___ Provided data ___

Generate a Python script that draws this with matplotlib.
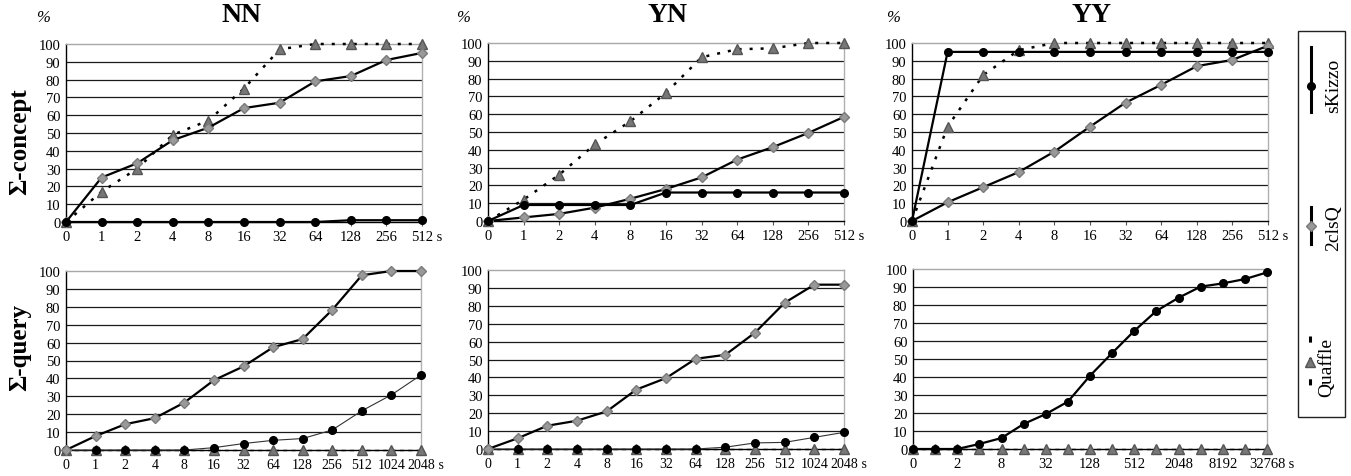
"""Cumulative solved-instance curves for sKizzo, 2clsQ and Quaffle (NN / YN / YY)."""

import matplotlib
matplotlib.use("Agg")
import matplotlib.pyplot as plt
from matplotlib.patches import Rectangle

plt.rcParams["font.family"] = ["Liberation Serif", "DejaVu Serif"]

W, H = 1351, 477

# ---- data -------------------------------------------------------------
top_times = ["0", "1", "2", "4", "8", "16", "32", "64", "128", "256", "512"]
bot_times = ["0", "1", "2", "4", "8", "16", "32", "64", "128", "256", "512",
             "1024", "2048"]
yy_query_times = ["0", "", "2", "", "8", "", "32", "", "128", "", "512", "",
                  "2048", "", "8192", "", "32768"]
time_unit = "s"

# Sigma-concept
nn_con_quaffle = [0, 17, 30, 49, 57, 75, 97, 100, 100, 100, 100]
nn_con_2clsq = [0, 25, 33, 46, 53, 64, 67, 79, 82, 91, 95]
nn_con_skizzo = [0, 0, 0, 0, 0, 0, 0, 0, 1, 1, 1]

yn_con_quaffle = [0, 12, 26, 43, 56, 72, 92, 96.5, 97, 100, 100]
yn_con_2clsq = [0, 2, 4, 7.5, 12.5, 18, 24.5, 34.5, 41.5, 49.5, 58.5]
yn_con_skizzo = [0, 9, 9, 9, 9, 16, 16, 16, 16, 16, 16]

yy_con_quaffle = [0, 53, 82, 96, 100, 100, 100, 100, 100, 100, 100]
yy_con_2clsq = [0, 10.5, 19, 27.5, 39, 53, 66.5, 76.5, 87, 90.5, 98.5]
yy_con_skizzo = [0, 95, 95, 95, 95, 95, 95, 95, 95, 95, 95]

# Sigma-query
nn_q_quaffle = [0, 0, 0, 0, 0, 0, 0, 0, 0, 0, 0, 0, 0]
nn_q_2clsq = [0, 7.8, 14.4, 17.8, 26.5, 39, 46.7, 57.4, 62, 78.3, 97.6, 100, 100]
nn_q_skizzo = [0, 0, 0, 0, 0, 1.3, 3.6, 5.4, 6.4, 11.2, 21.9, 30.8, 41.9]

yn_q_quaffle = [0, 0, 0, 0, 0, 0, 0, 0, 0, 0, 0, 0, 0]
yn_q_2clsq = [0, 6, 13, 15.8, 21, 33.2, 39.6, 50.4, 52.6, 65, 81.7, 91.8, 91.8]
yn_q_skizzo = [0, 0, 0, 0, 0, 0, 0, 0, 1, 3.4, 3.7, 6.5, 9.3]

yy_q_quaffle = [0] * 17
yy_q_skizzo = [0, 0, 0, 2.8, 6.1, 13.9, 19.4, 26.3, 40.7, 53.3, 65.6, 76.7,
               84, 90.2, 92, 94.4, 98.1]

titles = ["NN", "YN", "YY"]
row_labels = ["\u03a3-concept", "\u03a3-query"]
series_names = ["sKizzo", "2clsQ", "Quaffle"]

# ---- styles -----------------------------------------------------------
SK = dict(color="black", lw=1.6, marker="o", ms=5.5, mfc="black", mec="black")
SK_THIN = dict(color="#333333", lw=0.8, marker="o", ms=5.5, mfc="black", mec="black")
CQ = dict(color="black", lw=1.6, marker="D", ms=4.6, mfc="#999999", mec="#7a7a7a")
QF = dict(color="black", lw=1.8, ls=(0, (1.2, 3.2)), marker="^", ms=7.5,
          mfc="#777777", mec="#555555")
QF_DASH = dict(color="black", lw=1.0, ls=(0, (3, 3)), marker="^", ms=7.5,
               mfc="#777777", mec="#555555")

TICK_FS = 10.5


def px_axes(fig, left, top, right, bottom):
    return fig.add_axes([left / W, 1 - bottom / H, (right - left) / W, (bottom - top) / H])


def style_axes(ax, labels, xfs=TICK_FS):
    n = len(labels)
    ax.set_xlim(0, n - 1)
    ax.set_ylim(0, 100)
    ax.set_xticks(range(n))
    ax.set_xticklabels(labels, fontsize=xfs)
    ax.set_yticks(range(0, 101, 10))
    ax.set_yticklabels([str(v) for v in range(0, 101, 10)], fontsize=TICK_FS)
    ax.tick_params(axis="x", length=3, width=0.8, pad=3, color="#555555")
    ax.tick_params(axis="y", length=0, pad=4)
    for v in range(10, 100, 10):
        ax.axhline(v, color="#1a1a1a", lw=0.9, zorder=1)
    ax.spines["top"].set_color("#a8a8a8")
    ax.spines["right"].set_color("#b0b0b0")
    ax.spines["left"].set_color("black")
    ax.spines["bottom"].set_color("black")
    for s in ax.spines.values():
        s.set_linewidth(1.0)
    # unit after the last category label
    last = ax.get_xticklabels()[-1]
    ax.annotate(" " + time_unit, xy=(1, 0.5), xycoords=last, ha="left",
                va="center", fontsize=xfs)


def plot(ax, y, style):
    ax.plot(range(len(y)), y, clip_on=False, zorder=3, **style)


fig = plt.figure(figsize=(W / 100, H / 100), dpi=100, facecolor="white")

top_boxes = [(66, 45, 422, 223), (488, 44, 844, 222), (912, 44, 1268, 222)]
bot_boxes = [(66, 272, 421, 451), (488, 271, 844, 450), (913, 270, 1267, 450)]

top_data = [
    (nn_con_quaffle, nn_con_2clsq, nn_con_skizzo),
    (yn_con_quaffle, yn_con_2clsq, yn_con_skizzo),
    (yy_con_quaffle, yy_con_2clsq, yy_con_skizzo),
]

for box, (qf, cq, sk) in zip(top_boxes, top_data):
    ax = px_axes(fig, *box)
    style_axes(ax, top_times)
    plot(ax, qf, QF)
    plot(ax, cq, CQ)
    plot(ax, sk, SK)

# bottom row
ax = px_axes(fig, *bot_boxes[0])
style_axes(ax, bot_times, xfs=10)
plot(ax, nn_q_quaffle, QF_DASH)
plot(ax, nn_q_skizzo, SK_THIN)
plot(ax, nn_q_2clsq, CQ)

ax = px_axes(fig, *bot_boxes[1])
style_axes(ax, bot_times, xfs=10)
plot(ax, yn_q_quaffle, QF_DASH)
plot(ax, yn_q_skizzo, SK_THIN)
plot(ax, yn_q_2clsq, CQ)

ax = px_axes(fig, *bot_boxes[2])
style_axes(ax, yy_query_times)
plot(ax, yy_q_quaffle, QF_DASH)
plot(ax, yy_q_skizzo, SK)


def ftext(x, y, s, **kw):
    fig.text(x / W, 1 - y / H, s, **kw)


for x, t in zip([242, 668, 1091], titles):
    ftext(x, 16, t, fontsize=20, fontweight="bold", ha="center", va="center")
for x in [43, 463, 893]:
    ftext(x, 18, "%", fontsize=12, style="italic", ha="center", va="center")
ftext(20, 142, row_labels[0], fontsize=18, fontweight="bold", rotation=90,
      ha="center", va="center")
ftext(20, 348, row_labels[1], fontsize=18, fontweight="bold", rotation=90,
      ha="center", va="center")

# ---- legend (vertical, rotated text) ----------------------------------
lx0, ly0, lx1, ly1 = 1298, 32, 1345, 418
lax = px_axes(fig, lx0, ly0, lx1, ly1)
lax.set_xlim(lx0, lx1)
lax.set_ylim(ly1, ly0)
lax.axis("off")
lax.add_patch(Rectangle((lx0, ly0), lx1 - lx0, ly1 - ly0, fill=False,
                        ec="#222222", lw=1.0, clip_on=False))

lax.plot([1311, 1311], [48, 113], color="black", lw=2.2)
lax.plot([1311], [87], marker="o", ms=5.5, color="black")
lax.text(1334, 86, series_names[0], fontsize=14, rotation=90, ha="center", va="center")

lax.plot([1311, 1311], [208, 245], color="black", lw=2.2)
lax.plot([1311], [227], marker="D", ms=4.6, mfc="#999999", mec="#7a7a7a")
lax.text(1334, 228, series_names[1], fontsize=14, rotation=90, ha="center", va="center")

lax.plot([1310, 1310], [337, 393], color="black", lw=2.2, ls=(0, (2, 5)))
lax.plot([1310], [363], marker="^", ms=7.5, mfc="#777777", mec="#555555")
lax.text(1327, 368, series_names[2], fontsize=14, rotation=90, ha="center", va="center")

fig.savefig("out.png", dpi=100, facecolor="white")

___

Identify every line above with the string "matplotlib" in it. Copy those lines.

Generate a Python script that draws this with matplotlib.
import matplotlib
matplotlib.use("Agg")
import matplotlib.pyplot as plt
from matplotlib.patches import Rectangle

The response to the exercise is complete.